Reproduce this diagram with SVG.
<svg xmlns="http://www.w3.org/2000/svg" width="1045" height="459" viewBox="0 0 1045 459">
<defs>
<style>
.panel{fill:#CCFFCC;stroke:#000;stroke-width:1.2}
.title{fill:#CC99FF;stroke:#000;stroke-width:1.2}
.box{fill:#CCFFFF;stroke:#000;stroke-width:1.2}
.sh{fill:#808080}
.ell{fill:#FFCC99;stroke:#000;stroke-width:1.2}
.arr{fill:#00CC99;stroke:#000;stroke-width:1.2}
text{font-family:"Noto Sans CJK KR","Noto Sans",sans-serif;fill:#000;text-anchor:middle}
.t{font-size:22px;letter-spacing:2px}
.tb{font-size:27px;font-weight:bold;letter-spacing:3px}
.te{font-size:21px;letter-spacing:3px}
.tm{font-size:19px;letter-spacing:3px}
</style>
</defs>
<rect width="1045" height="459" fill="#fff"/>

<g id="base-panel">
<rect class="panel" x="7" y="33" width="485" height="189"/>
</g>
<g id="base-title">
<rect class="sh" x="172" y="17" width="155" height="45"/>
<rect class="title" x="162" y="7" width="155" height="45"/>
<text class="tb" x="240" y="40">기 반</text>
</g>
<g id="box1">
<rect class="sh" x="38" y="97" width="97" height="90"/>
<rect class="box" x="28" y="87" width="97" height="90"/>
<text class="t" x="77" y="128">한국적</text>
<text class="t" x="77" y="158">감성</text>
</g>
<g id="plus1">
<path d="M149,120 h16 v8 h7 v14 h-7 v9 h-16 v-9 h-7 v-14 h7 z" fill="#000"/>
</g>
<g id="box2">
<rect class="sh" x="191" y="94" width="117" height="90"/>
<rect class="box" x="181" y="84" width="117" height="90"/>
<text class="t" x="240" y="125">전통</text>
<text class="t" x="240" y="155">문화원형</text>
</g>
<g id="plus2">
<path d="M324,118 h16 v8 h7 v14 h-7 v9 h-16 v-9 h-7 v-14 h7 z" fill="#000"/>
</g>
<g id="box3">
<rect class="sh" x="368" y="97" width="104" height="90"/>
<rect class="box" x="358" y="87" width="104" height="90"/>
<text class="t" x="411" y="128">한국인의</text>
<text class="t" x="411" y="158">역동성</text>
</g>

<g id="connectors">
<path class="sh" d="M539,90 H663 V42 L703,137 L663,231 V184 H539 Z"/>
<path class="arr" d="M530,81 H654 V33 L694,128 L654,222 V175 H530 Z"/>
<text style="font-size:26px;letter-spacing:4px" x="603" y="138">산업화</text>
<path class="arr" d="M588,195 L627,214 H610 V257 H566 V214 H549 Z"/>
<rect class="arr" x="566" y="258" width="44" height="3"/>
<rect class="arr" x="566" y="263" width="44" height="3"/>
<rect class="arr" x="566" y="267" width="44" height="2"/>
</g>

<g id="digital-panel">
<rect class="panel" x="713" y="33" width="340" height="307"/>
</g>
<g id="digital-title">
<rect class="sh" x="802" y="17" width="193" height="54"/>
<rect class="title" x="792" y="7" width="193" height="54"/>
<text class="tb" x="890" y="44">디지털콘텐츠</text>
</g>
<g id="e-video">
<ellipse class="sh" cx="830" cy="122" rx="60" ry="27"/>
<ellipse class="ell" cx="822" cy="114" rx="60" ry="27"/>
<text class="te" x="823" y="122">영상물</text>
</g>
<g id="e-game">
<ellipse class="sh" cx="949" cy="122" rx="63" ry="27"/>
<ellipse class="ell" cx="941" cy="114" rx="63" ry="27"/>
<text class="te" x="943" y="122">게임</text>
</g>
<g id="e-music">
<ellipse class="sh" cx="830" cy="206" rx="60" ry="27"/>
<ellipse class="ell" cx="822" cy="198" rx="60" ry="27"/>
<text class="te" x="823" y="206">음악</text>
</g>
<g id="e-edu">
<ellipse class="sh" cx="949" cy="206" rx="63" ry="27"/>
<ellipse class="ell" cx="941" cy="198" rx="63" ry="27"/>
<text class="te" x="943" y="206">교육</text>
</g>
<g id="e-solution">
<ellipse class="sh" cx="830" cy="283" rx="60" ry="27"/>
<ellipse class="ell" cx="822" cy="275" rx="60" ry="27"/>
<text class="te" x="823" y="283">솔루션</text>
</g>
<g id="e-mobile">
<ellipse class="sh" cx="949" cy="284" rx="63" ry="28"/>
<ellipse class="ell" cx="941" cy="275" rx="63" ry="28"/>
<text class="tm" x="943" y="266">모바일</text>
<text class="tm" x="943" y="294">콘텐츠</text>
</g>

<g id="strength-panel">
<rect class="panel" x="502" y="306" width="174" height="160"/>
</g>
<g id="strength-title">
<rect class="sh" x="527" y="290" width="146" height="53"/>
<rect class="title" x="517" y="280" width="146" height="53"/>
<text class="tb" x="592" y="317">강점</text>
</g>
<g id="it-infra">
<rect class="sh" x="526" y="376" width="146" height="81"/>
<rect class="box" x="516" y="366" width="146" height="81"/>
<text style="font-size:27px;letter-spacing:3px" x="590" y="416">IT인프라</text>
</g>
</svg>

◆ ◆ ◆ ◆

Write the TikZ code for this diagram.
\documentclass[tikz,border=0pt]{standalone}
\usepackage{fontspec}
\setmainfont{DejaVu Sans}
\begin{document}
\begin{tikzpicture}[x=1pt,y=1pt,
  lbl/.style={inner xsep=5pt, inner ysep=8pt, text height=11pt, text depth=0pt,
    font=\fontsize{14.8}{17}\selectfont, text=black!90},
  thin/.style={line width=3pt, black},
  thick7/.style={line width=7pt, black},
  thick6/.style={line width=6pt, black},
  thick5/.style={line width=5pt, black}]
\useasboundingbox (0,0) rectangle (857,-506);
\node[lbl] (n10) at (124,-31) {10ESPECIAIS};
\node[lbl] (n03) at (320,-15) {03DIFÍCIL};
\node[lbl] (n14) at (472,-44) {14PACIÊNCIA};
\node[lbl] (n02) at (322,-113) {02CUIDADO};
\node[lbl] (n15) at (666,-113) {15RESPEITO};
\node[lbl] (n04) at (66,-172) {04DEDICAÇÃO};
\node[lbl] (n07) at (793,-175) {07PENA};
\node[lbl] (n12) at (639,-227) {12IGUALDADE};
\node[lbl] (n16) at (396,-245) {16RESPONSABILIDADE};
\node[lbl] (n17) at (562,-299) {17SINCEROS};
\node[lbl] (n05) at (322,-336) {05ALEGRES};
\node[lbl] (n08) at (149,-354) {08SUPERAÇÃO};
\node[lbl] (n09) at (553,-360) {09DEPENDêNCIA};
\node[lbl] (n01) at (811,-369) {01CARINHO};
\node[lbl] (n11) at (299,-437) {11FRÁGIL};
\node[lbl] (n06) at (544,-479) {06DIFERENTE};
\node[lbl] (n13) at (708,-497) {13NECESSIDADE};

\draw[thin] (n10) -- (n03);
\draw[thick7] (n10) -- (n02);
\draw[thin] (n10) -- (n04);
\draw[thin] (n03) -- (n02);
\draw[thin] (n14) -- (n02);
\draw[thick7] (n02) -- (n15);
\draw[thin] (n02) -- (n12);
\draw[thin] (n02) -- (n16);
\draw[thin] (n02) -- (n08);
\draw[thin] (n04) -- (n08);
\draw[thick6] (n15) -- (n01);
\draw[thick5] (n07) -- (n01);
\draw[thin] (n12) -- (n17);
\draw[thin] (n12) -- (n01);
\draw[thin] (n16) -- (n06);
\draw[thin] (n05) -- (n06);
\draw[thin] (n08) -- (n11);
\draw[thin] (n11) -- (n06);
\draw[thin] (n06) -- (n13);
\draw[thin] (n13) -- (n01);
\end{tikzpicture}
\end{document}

◆ ◆ ◆ ◆

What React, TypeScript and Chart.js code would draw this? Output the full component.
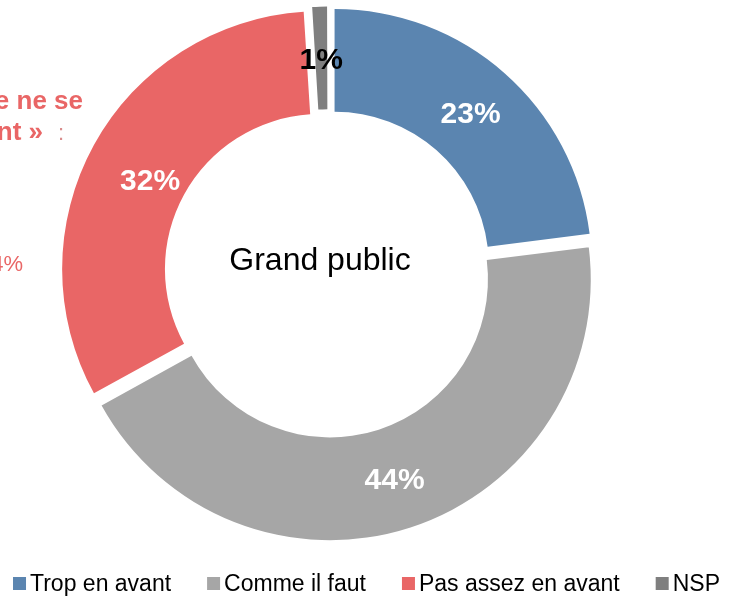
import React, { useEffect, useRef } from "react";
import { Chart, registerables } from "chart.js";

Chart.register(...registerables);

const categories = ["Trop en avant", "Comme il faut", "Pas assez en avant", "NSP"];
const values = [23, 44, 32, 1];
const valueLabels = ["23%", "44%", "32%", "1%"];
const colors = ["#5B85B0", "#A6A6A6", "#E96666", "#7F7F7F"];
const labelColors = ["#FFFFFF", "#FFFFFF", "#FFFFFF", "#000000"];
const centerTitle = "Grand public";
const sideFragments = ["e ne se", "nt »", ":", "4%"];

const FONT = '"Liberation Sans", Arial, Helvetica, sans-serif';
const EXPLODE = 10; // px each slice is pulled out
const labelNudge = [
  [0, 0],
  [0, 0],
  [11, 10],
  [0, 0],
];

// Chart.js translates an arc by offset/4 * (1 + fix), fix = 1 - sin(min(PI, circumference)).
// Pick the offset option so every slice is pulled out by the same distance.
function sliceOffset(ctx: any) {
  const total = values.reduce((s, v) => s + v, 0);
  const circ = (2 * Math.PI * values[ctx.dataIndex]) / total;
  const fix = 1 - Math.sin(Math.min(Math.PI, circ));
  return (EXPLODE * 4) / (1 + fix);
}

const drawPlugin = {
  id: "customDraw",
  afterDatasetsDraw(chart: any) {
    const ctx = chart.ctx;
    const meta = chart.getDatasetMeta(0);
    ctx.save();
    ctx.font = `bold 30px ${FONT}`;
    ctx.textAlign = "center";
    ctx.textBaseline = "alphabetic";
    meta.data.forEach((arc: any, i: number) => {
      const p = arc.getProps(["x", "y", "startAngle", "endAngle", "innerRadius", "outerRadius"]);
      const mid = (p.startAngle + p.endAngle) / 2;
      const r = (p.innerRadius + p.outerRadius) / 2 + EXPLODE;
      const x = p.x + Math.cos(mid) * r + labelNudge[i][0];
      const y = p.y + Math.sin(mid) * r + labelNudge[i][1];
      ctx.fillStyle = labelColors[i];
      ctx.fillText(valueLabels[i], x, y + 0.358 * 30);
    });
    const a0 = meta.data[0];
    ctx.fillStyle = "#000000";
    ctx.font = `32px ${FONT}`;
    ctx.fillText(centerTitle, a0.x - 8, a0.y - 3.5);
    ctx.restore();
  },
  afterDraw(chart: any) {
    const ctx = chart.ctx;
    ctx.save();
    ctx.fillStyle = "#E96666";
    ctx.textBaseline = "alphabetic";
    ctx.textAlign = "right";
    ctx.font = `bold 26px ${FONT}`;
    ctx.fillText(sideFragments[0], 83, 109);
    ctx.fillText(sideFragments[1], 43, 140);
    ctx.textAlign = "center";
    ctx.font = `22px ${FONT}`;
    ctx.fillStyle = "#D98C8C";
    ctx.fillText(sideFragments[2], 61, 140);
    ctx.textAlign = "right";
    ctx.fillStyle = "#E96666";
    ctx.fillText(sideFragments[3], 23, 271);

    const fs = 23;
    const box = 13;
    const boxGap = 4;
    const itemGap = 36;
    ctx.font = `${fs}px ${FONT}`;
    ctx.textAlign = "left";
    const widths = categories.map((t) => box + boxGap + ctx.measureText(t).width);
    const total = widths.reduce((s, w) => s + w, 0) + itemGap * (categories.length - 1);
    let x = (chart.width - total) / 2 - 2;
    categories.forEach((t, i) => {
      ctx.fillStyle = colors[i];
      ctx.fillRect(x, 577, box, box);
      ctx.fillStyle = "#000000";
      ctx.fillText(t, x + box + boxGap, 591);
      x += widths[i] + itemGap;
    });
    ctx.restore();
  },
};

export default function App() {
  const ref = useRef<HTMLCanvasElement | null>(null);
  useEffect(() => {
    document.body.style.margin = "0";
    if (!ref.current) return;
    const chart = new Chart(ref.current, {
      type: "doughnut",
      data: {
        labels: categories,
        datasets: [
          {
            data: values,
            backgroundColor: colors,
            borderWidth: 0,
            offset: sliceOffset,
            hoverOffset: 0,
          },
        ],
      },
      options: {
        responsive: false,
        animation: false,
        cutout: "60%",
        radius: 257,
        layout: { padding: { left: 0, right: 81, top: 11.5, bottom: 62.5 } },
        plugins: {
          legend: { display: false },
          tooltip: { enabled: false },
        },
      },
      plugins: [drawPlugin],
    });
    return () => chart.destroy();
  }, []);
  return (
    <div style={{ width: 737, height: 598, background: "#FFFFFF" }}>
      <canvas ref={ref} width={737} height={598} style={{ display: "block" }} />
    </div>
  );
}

◆ ◆ ◆ ◆

**Work required:** Word for word, restate the lines beginning with the one that has "What React, TypeScript" and ending with the one that has "Chart.register(...registerables);". Keep both ends and skip any pictures.

**Solution for this task:**
What React, TypeScript and Chart.js code would draw this? Output the full component.
import React, { useEffect, useRef } from "react";
import { Chart, registerables } from "chart.js";

Chart.register(...registerables);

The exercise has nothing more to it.